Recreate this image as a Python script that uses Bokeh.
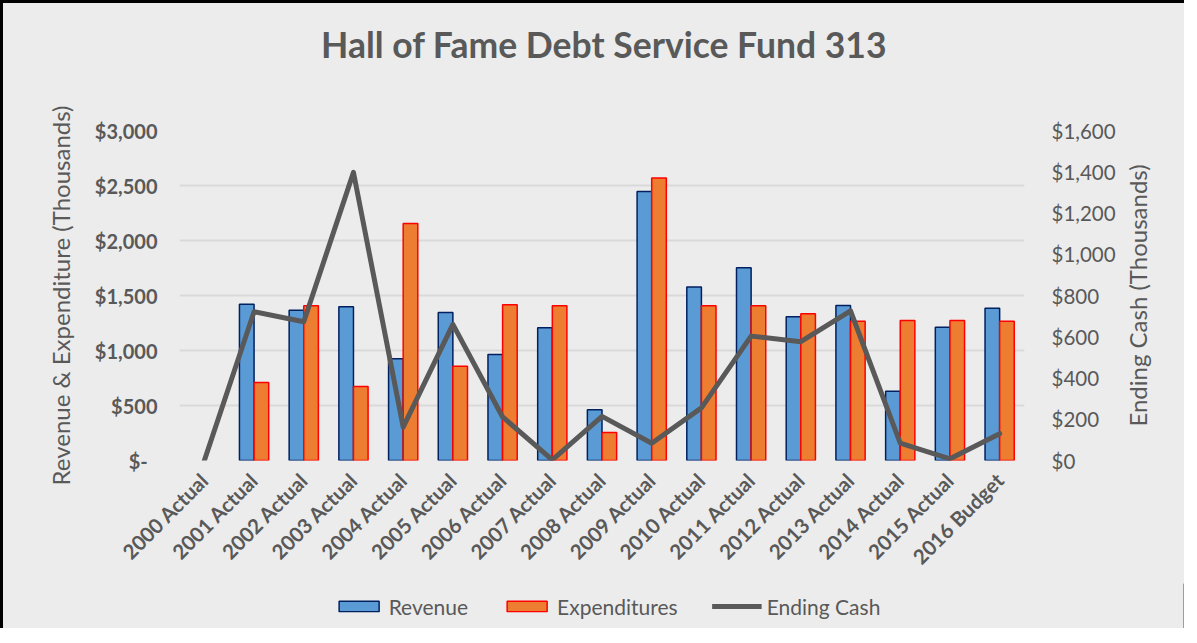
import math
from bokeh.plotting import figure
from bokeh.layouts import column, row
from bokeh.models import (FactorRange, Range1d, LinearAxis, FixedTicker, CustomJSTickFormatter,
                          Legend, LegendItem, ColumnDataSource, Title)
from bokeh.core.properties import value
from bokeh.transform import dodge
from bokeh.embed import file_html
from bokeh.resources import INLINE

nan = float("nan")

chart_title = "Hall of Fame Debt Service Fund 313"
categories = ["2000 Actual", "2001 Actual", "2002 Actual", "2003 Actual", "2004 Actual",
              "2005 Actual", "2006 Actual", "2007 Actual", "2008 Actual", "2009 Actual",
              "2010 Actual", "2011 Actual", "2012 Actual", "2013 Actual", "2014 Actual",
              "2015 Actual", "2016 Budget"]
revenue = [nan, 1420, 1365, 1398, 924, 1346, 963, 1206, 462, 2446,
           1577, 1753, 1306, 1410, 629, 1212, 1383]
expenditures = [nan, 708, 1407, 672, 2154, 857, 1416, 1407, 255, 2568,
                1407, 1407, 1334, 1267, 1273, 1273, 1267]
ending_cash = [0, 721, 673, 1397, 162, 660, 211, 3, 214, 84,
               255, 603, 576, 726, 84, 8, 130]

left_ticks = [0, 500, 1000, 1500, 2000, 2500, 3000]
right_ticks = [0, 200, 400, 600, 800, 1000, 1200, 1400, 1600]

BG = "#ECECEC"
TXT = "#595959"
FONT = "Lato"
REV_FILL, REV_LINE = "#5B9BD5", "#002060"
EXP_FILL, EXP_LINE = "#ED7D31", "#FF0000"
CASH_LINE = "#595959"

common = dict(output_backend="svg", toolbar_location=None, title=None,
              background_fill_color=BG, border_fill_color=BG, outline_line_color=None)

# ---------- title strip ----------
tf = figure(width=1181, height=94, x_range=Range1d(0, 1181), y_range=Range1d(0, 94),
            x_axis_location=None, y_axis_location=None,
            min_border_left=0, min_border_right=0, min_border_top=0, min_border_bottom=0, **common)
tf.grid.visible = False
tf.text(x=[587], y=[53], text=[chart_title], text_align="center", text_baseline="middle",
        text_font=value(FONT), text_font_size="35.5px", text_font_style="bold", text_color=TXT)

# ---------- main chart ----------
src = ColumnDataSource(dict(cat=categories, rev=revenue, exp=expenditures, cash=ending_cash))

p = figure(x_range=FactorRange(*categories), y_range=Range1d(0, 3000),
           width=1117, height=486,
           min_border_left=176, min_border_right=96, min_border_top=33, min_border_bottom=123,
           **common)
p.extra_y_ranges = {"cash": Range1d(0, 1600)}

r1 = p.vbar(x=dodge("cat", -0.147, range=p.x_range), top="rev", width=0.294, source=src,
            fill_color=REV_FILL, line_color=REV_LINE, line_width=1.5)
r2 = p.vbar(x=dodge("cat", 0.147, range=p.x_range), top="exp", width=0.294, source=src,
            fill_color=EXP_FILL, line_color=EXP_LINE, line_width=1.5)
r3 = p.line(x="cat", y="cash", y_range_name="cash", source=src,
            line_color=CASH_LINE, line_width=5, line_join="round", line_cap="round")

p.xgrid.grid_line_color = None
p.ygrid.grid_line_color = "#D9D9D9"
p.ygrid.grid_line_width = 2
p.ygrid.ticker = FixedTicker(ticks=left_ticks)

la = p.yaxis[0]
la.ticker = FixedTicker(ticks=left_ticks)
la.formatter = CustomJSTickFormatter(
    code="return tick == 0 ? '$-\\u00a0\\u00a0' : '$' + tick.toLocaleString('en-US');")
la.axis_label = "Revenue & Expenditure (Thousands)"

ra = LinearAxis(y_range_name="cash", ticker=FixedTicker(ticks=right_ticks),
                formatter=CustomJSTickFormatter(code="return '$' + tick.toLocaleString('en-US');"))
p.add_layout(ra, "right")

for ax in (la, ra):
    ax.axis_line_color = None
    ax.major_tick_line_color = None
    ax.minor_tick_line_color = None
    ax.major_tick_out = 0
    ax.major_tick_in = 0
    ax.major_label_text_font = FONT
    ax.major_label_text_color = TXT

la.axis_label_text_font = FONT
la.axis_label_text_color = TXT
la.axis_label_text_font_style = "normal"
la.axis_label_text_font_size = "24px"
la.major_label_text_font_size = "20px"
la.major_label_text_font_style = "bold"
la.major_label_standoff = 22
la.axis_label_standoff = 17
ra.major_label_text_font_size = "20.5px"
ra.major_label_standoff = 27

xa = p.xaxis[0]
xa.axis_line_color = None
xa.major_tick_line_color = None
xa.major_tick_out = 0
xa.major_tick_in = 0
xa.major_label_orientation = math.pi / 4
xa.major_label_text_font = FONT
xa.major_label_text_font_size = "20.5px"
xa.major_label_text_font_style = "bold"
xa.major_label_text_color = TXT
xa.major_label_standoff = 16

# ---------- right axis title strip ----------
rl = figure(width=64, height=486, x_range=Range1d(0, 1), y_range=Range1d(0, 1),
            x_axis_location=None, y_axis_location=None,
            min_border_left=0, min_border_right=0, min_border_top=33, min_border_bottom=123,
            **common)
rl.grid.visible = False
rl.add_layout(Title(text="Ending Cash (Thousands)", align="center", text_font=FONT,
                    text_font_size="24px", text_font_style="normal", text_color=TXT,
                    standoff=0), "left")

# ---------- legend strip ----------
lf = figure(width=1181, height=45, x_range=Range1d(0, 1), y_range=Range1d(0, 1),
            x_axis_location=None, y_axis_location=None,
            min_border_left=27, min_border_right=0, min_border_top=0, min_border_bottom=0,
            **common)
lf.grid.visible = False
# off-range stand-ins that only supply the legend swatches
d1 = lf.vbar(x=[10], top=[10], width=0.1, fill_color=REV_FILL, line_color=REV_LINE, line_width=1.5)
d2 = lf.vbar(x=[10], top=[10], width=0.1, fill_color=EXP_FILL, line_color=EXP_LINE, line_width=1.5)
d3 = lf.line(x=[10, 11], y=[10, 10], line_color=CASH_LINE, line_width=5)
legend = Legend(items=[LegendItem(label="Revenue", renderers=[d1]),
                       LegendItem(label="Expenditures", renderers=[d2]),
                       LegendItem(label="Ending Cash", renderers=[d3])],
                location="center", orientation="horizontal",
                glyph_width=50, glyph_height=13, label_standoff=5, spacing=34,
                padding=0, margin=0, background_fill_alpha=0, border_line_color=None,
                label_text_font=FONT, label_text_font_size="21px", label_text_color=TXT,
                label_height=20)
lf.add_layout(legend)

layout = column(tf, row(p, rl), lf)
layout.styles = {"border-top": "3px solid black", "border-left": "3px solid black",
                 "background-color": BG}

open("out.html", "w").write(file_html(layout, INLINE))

=======

**Problem to solve**
Output the data above without changes, apart from leaving out the pictures.

**Full solution**
Recreate this image as a Python script that uses Bokeh.
import math
from bokeh.plotting import figure
from bokeh.layouts import column, row
from bokeh.models import (FactorRange, Range1d, LinearAxis, FixedTicker, CustomJSTickFormatter,
                          Legend, LegendItem, ColumnDataSource, Title)
from bokeh.core.properties import value
from bokeh.transform import dodge
from bokeh.embed import file_html
from bokeh.resources import INLINE

nan = float("nan")

chart_title = "Hall of Fame Debt Service Fund 313"
categories = ["2000 Actual", "2001 Actual", "2002 Actual", "2003 Actual", "2004 Actual",
              "2005 Actual", "2006 Actual", "2007 Actual", "2008 Actual", "2009 Actual",
              "2010 Actual", "2011 Actual", "2012 Actual", "2013 Actual", "2014 Actual",
              "2015 Actual", "2016 Budget"]
revenue = [nan, 1420, 1365, 1398, 924, 1346, 963, 1206, 462, 2446,
           1577, 1753, 1306, 1410, 629, 1212, 1383]
expenditures = [nan, 708, 1407, 672, 2154, 857, 1416, 1407, 255, 2568,
                1407, 1407, 1334, 1267, 1273, 1273, 1267]
ending_cash = [0, 721, 673, 1397, 162, 660, 211, 3, 214, 84,
               255, 603, 576, 726, 84, 8, 130]

left_ticks = [0, 500, 1000, 1500, 2000, 2500, 3000]
right_ticks = [0, 200, 400, 600, 800, 1000, 1200, 1400, 1600]

BG = "#ECECEC"
TXT = "#595959"
FONT = "Lato"
REV_FILL, REV_LINE = "#5B9BD5", "#002060"
EXP_FILL, EXP_LINE = "#ED7D31", "#FF0000"
CASH_LINE = "#595959"

common = dict(output_backend="svg", toolbar_location=None, title=None,
              background_fill_color=BG, border_fill_color=BG, outline_line_color=None)

# ---------- title strip ----------
tf = figure(width=1181, height=94, x_range=Range1d(0, 1181), y_range=Range1d(0, 94),
            x_axis_location=None, y_axis_location=None,
            min_border_left=0, min_border_right=0, min_border_top=0, min_border_bottom=0, **common)
tf.grid.visible = False
tf.text(x=[587], y=[53], text=[chart_title], text_align="center", text_baseline="middle",
        text_font=value(FONT), text_font_size="35.5px", text_font_style="bold", text_color=TXT)

# ---------- main chart ----------
src = ColumnDataSource(dict(cat=categories, rev=revenue, exp=expenditures, cash=ending_cash))

p = figure(x_range=FactorRange(*categories), y_range=Range1d(0, 3000),
           width=1117, height=486,
           min_border_left=176, min_border_right=96, min_border_top=33, min_border_bottom=123,
           **common)
p.extra_y_ranges = {"cash": Range1d(0, 1600)}

r1 = p.vbar(x=dodge("cat", -0.147, range=p.x_range), top="rev", width=0.294, source=src,
            fill_color=REV_FILL, line_color=REV_LINE, line_width=1.5)
r2 = p.vbar(x=dodge("cat", 0.147, range=p.x_range), top="exp", width=0.294, source=src,
            fill_color=EXP_FILL, line_color=EXP_LINE, line_width=1.5)
r3 = p.line(x="cat", y="cash", y_range_name="cash", source=src,
            line_color=CASH_LINE, line_width=5, line_join="round", line_cap="round")

p.xgrid.grid_line_color = None
p.ygrid.grid_line_color = "#D9D9D9"
p.ygrid.grid_line_width = 2
p.ygrid.ticker = FixedTicker(ticks=left_ticks)

la = p.yaxis[0]
la.ticker = FixedTicker(ticks=left_ticks)
la.formatter = CustomJSTickFormatter(
    code="return tick == 0 ? '$-\\u00a0\\u00a0' : '$' + tick.toLocaleString('en-US');")
la.axis_label = "Revenue & Expenditure (Thousands)"

ra = LinearAxis(y_range_name="cash", ticker=FixedTicker(ticks=right_ticks),
                formatter=CustomJSTickFormatter(code="return '$' + tick.toLocaleString('en-US');"))
p.add_layout(ra, "right")

for ax in (la, ra):
    ax.axis_line_color = None
    ax.major_tick_line_color = None
    ax.minor_tick_line_color = None
    ax.major_tick_out = 0
    ax.major_tick_in = 0
    ax.major_label_text_font = FONT
    ax.major_label_text_color = TXT

la.axis_label_text_font = FONT
la.axis_label_text_color = TXT
la.axis_label_text_font_style = "normal"
la.axis_label_text_font_size = "24px"
la.major_label_text_font_size = "20px"
la.major_label_text_font_style = "bold"
la.major_label_standoff = 22
la.axis_label_standoff = 17
ra.major_label_text_font_size = "20.5px"
ra.major_label_standoff = 27

xa = p.xaxis[0]
xa.axis_line_color = None
xa.major_tick_line_color = None
xa.major_tick_out = 0
xa.major_tick_in = 0
xa.major_label_orientation = math.pi / 4
xa.major_label_text_font = FONT
xa.major_label_text_font_size = "20.5px"
xa.major_label_text_font_style = "bold"
xa.major_label_text_color = TXT
xa.major_label_standoff = 16

# ---------- right axis title strip ----------
rl = figure(width=64, height=486, x_range=Range1d(0, 1), y_range=Range1d(0, 1),
            x_axis_location=None, y_axis_location=None,
            min_border_left=0, min_border_right=0, min_border_top=33, min_border_bottom=123,
            **common)
rl.grid.visible = False
rl.add_layout(Title(text="Ending Cash (Thousands)", align="center", text_font=FONT,
                    text_font_size="24px", text_font_style="normal", text_color=TXT,
                    standoff=0), "left")

# ---------- legend strip ----------
lf = figure(width=1181, height=45, x_range=Range1d(0, 1), y_range=Range1d(0, 1),
            x_axis_location=None, y_axis_location=None,
            min_border_left=27, min_border_right=0, min_border_top=0, min_border_bottom=0,
            **common)
lf.grid.visible = False
# off-range stand-ins that only supply the legend swatches
d1 = lf.vbar(x=[10], top=[10], width=0.1, fill_color=REV_FILL, line_color=REV_LINE, line_width=1.5)
d2 = lf.vbar(x=[10], top=[10], width=0.1, fill_color=EXP_FILL, line_color=EXP_LINE, line_width=1.5)
d3 = lf.line(x=[10, 11], y=[10, 10], line_color=CASH_LINE, line_width=5)
legend = Legend(items=[LegendItem(label="Revenue", renderers=[d1]),
                       LegendItem(label="Expenditures", renderers=[d2]),
                       LegendItem(label="Ending Cash", renderers=[d3])],
                location="center", orientation="horizontal",
                glyph_width=50, glyph_height=13, label_standoff=5, spacing=34,
                padding=0, margin=0, background_fill_alpha=0, border_line_color=None,
                label_text_font=FONT, label_text_font_size="21px", label_text_color=TXT,
                label_height=20)
lf.add_layout(legend)

layout = column(tf, row(p, rl), lf)
layout.styles = {"border-top": "3px solid black", "border-left": "3px solid black",
                 "background-color": BG}

open("out.html", "w").write(file_html(layout, INLINE))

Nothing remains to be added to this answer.